Core Concepts¶
The Open Delivery Protocol (ODP) is an open standard designed to improve communication and interoperability across food and retail delivery ecosystems.
Different systems usually run disconnected models, payloads, and operational rules. ODP provides a shared language so these systems can coordinate merchant data, order lifecycles, customer relationships, and delivery tracking without custom one-off integrations for each partner.
This page explains ODP at a conceptual level. Normative behavior is described in the Specification.
High-Level Architecture¶
ODP is a coordination protocol between independent participants.
There is no central host required by the protocol. Each participant runs its own infrastructure and exchanges protocol information through agreed transport bindings.

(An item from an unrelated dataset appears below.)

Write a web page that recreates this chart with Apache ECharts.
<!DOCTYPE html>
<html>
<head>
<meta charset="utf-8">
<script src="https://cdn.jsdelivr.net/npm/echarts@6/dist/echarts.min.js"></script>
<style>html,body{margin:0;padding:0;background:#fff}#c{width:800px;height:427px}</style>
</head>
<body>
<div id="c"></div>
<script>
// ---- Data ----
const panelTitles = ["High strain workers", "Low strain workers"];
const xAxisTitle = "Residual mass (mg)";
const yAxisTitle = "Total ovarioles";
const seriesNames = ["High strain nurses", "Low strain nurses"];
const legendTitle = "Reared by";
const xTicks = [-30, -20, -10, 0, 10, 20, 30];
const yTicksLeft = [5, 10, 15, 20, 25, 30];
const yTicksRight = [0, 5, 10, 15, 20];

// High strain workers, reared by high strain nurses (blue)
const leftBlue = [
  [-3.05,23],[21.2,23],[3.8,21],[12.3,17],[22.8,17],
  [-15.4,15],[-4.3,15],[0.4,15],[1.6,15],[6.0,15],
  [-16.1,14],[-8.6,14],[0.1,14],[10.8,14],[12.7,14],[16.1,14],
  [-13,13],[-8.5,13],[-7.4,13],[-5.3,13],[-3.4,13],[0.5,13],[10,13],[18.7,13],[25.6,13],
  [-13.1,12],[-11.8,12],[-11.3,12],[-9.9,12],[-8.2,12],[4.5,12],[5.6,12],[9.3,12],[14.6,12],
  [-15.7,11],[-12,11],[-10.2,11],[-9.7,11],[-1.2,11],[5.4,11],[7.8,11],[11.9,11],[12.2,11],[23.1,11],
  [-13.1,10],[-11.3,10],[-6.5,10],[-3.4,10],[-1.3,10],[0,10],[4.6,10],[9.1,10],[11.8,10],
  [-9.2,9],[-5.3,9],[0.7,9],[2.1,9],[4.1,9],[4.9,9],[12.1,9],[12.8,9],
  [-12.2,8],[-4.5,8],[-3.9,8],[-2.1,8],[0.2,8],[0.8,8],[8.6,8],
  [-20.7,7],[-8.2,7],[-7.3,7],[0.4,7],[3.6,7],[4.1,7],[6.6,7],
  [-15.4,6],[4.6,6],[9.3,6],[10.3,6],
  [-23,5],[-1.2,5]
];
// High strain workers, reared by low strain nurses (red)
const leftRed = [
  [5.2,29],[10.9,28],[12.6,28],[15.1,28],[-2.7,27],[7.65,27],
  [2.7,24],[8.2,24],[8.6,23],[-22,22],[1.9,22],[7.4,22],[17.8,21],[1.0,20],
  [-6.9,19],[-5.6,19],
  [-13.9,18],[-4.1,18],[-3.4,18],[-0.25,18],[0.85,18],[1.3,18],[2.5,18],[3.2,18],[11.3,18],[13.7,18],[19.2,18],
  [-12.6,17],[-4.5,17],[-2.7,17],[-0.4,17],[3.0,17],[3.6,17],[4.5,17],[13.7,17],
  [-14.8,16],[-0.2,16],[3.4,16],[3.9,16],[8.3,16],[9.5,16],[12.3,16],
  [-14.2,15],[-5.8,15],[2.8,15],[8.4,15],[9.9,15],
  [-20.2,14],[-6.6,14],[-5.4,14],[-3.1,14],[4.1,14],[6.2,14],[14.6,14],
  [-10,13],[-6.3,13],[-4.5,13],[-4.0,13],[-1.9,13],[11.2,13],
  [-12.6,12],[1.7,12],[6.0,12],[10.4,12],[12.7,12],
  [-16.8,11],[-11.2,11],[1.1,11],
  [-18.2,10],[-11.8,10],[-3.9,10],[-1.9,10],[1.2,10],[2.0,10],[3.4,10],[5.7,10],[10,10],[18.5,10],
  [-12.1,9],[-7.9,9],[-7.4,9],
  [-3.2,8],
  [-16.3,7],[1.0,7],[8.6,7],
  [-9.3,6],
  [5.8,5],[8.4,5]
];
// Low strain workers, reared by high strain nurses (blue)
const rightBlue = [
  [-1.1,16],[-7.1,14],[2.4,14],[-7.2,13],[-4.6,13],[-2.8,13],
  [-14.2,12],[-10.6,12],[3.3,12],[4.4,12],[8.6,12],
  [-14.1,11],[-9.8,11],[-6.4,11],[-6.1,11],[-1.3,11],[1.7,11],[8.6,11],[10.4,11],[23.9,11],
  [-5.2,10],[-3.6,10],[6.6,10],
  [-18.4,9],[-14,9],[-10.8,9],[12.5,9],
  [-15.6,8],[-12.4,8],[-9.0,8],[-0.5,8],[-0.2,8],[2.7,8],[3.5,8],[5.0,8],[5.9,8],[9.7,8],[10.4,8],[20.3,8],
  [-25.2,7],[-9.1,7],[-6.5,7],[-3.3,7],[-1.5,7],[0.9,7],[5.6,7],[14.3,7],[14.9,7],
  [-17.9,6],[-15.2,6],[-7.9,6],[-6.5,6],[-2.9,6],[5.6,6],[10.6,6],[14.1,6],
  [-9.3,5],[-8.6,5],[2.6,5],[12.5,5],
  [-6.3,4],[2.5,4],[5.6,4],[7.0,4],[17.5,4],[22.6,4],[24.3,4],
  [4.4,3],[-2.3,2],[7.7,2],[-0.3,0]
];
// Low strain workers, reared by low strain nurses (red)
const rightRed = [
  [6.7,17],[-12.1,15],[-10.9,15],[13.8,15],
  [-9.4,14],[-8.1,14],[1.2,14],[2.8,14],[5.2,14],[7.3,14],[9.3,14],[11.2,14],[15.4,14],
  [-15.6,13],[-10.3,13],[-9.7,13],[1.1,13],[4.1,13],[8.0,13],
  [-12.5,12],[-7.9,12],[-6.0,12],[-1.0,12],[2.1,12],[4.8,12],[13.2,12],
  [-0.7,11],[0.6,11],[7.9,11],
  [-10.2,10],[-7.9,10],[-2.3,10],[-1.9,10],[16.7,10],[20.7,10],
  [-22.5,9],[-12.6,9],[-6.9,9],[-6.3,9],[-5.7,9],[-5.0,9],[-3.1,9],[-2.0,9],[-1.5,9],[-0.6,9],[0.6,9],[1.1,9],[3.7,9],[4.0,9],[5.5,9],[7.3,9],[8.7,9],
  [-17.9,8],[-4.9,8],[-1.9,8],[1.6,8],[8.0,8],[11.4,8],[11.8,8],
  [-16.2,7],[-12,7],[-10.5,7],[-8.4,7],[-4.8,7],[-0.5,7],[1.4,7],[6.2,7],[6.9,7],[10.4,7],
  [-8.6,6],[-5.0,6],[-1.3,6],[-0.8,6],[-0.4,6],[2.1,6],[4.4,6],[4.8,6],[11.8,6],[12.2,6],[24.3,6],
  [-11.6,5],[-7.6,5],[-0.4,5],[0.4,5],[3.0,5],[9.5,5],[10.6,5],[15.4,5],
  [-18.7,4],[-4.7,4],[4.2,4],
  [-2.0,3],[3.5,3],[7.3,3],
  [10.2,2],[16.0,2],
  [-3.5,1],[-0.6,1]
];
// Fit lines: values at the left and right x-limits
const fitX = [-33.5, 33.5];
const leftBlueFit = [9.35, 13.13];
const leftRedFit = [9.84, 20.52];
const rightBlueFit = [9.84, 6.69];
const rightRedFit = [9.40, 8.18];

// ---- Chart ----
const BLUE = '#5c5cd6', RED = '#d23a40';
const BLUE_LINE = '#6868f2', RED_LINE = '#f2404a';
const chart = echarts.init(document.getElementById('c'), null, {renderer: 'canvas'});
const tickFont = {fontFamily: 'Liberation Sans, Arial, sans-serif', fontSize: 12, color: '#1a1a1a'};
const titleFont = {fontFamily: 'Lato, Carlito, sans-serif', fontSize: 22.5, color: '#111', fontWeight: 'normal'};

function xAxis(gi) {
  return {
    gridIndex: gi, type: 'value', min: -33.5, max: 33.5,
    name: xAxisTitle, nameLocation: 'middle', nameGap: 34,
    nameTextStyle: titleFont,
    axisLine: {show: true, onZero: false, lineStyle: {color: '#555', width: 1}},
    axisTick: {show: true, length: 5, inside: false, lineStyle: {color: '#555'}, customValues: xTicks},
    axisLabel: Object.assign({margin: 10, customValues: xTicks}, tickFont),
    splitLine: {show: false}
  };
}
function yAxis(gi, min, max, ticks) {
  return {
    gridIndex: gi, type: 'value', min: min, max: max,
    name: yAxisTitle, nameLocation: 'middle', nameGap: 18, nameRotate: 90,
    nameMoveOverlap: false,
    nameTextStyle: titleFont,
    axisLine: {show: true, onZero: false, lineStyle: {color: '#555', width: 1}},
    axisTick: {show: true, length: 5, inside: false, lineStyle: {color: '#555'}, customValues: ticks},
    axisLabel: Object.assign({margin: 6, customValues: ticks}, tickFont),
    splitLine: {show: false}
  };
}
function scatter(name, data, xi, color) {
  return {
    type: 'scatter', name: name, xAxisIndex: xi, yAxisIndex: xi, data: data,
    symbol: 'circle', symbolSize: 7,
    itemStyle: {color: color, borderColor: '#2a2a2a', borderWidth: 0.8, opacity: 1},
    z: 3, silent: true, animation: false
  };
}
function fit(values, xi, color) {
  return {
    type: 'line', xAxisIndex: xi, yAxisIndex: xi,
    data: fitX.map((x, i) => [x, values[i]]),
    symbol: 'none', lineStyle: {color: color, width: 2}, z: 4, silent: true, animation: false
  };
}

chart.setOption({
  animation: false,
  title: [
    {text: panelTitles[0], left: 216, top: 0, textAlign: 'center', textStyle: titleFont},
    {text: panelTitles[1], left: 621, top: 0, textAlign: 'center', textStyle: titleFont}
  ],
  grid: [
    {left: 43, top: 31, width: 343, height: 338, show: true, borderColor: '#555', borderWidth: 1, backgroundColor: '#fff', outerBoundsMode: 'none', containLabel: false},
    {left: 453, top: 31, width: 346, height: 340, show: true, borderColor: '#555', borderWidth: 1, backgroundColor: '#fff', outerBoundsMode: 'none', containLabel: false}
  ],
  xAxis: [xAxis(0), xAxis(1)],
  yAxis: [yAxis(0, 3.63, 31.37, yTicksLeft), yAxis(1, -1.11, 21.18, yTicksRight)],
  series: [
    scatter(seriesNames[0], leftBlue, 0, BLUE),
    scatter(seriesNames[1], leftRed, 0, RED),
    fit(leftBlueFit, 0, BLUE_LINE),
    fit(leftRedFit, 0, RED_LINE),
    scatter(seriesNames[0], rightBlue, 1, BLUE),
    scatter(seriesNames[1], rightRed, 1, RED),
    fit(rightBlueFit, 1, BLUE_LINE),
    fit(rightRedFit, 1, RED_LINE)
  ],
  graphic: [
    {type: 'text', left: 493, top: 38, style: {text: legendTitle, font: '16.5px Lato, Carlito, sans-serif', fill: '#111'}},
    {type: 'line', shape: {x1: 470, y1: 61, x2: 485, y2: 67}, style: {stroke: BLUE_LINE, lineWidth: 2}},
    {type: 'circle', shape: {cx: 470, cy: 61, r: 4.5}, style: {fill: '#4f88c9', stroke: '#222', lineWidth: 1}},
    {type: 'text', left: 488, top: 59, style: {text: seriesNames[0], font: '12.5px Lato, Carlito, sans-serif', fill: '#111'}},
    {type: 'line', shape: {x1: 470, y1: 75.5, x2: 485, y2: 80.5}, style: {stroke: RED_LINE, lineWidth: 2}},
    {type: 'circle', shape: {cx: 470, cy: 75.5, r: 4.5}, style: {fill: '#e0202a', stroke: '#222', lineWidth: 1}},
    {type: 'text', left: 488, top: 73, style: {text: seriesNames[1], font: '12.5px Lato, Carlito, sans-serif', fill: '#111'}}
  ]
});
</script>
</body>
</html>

At a high level, the protocol coordinates four streams of information:
- Merchant context — identity, operational services, catalog
- Order context — events, states, cancellation outcomes
- Customer context — CRM, loyalty-related facts, customer-centric analytics
- Delivery context — quote, dispatch, tracking, problem handling
Roles and Participants¶
ODP defines four primary participant roles:
- Ordering Application — Consumer-facing surface where users browse menus and place orders. Consumes merchant information and coordinates order interactions.
- Software Service — Merchant-side system that publishes merchant data and processes order lifecycle updates.
- Logistics Service — Delivery platform that receives delivery requests, returns quotes, and sends tracking/problem updates.
- CRM Software Service — CRM, marketing automation, loyalty, and couponing backends.
A single company can fulfill multiple roles depending on the integration context.
Capabilities¶
Capabilities are the primary functional areas of the protocol. They represent the main coordination problems ODP solves.
| Capability | Description |
|---|---|
| Merchant | Merchant identity, catalog, services, and operational context |
| Orders | Order lifecycle, state management, and coordination |
| Indoor | On-premise order operations — table service, counter, tab |
| Customer | CRM, leads, customer events, and customer-linked order views |
| Loyalty | Loyalty identity, accrual, redemption, and coupon validation |
| Logistics | Delivery coordination, tracking, and problem handling |
Extensions¶
Extensions are optional protocol modules that augment a base capability without redefining it. An extension is always declared alongside its parent capability and MUST NOT be used independently.
| Extension | Parent Capability | Description |
|---|---|---|
| Indoor | Orders | On-premise account aggregation, incremental ordering, partial payments |
| Loyalty | Customer | Loyalty account, accrual, redemption, and coupon/voucher validation |
Transport Bindings¶
Transport bindings define the communication layer used to exchange ODP messages between participants. ODP currently specifies one transport binding:
- REST/HTTP — RESTful HTTP endpoints with JSON payloads
Transport bindings are defined separately from capability semantics. The same capability semantics apply regardless of transport.
Discovery¶
Before any capability operation, participants MUST publish a machine-readable discovery document at a well-known endpoint:
GET /.well-known/opendelivery
This document declares the participant's identity, supported capabilities, and the transport endpoints available for each capability.
See Specification — Discovery for normative rules.